Hallelujah - camera cord has arrived so I can get back to blogging! It's high time for a bake sale report.
It was a grand success! A little crazy, a little stressful, but a screaming success. Friday, the day before, everybody dropped their goodies off at my house, and amongst all the boxes (we'd been in the house 6 days), a kingly mound of sweets developed on the dining table. Around 8pm my friend Lori came by and we hunkered down to a night of Diet Dr. Pepper, cellophane and ribbon. I printed off return-address size labels for each item, telling name and price, and we individually wrapped several hundred goodies in bags, plus about a dozen loaves.
The next morning I took my baskets, boxes, table cloths, aprons (I'd gone a little project-nuts one day and made iron-on "Carlin Hall" aprons for the Bake Sale workers), and lists and headed to the school. We set up a U-shape under a tent, with goodies on 2 tables, pizza on the third, and coolers of drinks and ice pops on the ground nearby. Someone dug out foamboard posters from the school attic and we hung them up - open for business!

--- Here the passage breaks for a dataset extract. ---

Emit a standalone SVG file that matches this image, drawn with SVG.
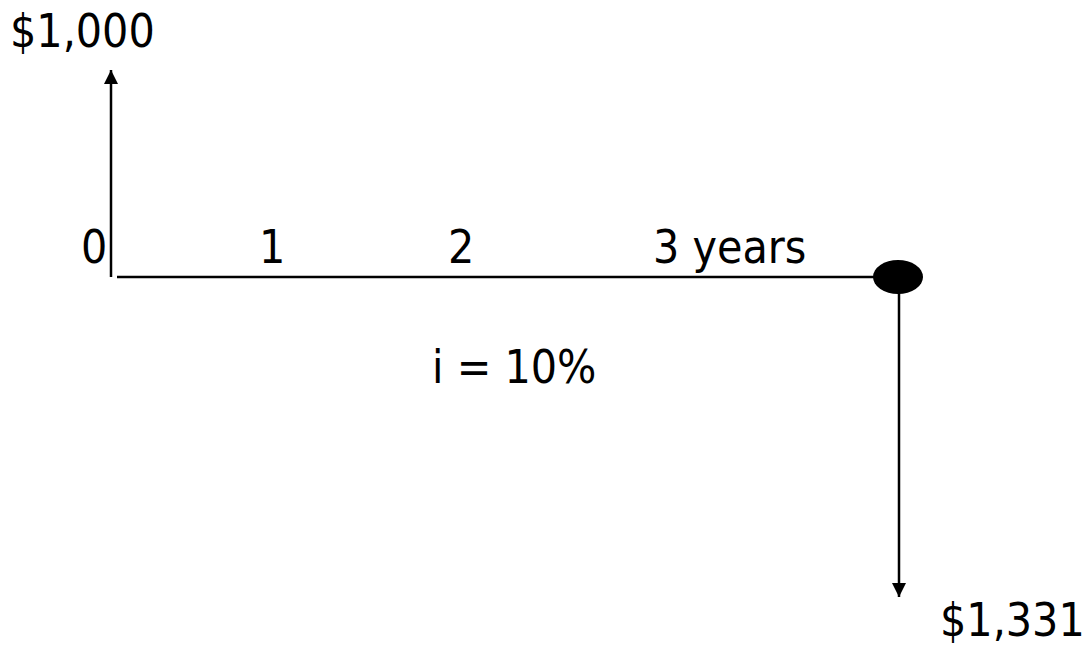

Luckily the weather was perfect! Partly sunny, in the 80's - warm but not too hot. We ordered pizza from Domino's and sold it by the slice, made a killer profit on the water and sodas, and raked it in on the goodies. The other two workers and I were hopping the whole 3 hours of the fair, and I only ever stepped away to call for more pizza or run over to bid at the silent auction. Ed and the girls passed by once in awhile on their way to or from games, and for the occasional treat. By 4 o'clock the fair was over, everything was cleaned up, I was sweaty and had a killer headache, only realizing then that I was probably hungry and dehydrated.
Overall the fair made a record profit, about $2500, and the bake sale make about $400. I've got big plans for next year, like ordering more pizza (we kept running out) and charging more for it (at $1 a slice we only made $1 profit per pizza), rallying more help with the packaging (it took two of us almost three hours), and buying less water (I bought five cases from Costco and only used one.)
But what we really care about is what I made:
Cookies: Lime Meltaways, Chocolate Peanut Butter Surprise Cookies, Molasses Gingersnaps, Peanut Butter Cookies, Mint Surprise Cookies
Bread: Chocolate Zucchini Bread, Pumpkin Chocolate Chip Bread (from a Trader Joe's mix)
Cake: Lethal Peppermint Chocolate Cake
Come back over the next week or so to get the recipes I haven't posted yet.
As a side note, the twin-sized quilt my Mom made for the silent auction brought in $150, and we're already planning for next year's. My cookie-of-the-month offering only brought in a disappointing $25 but I scored winning this awesome herb pot for my deck - chives, parsley, rosemary, basil, mint, thyme and oregano, and no work on my part!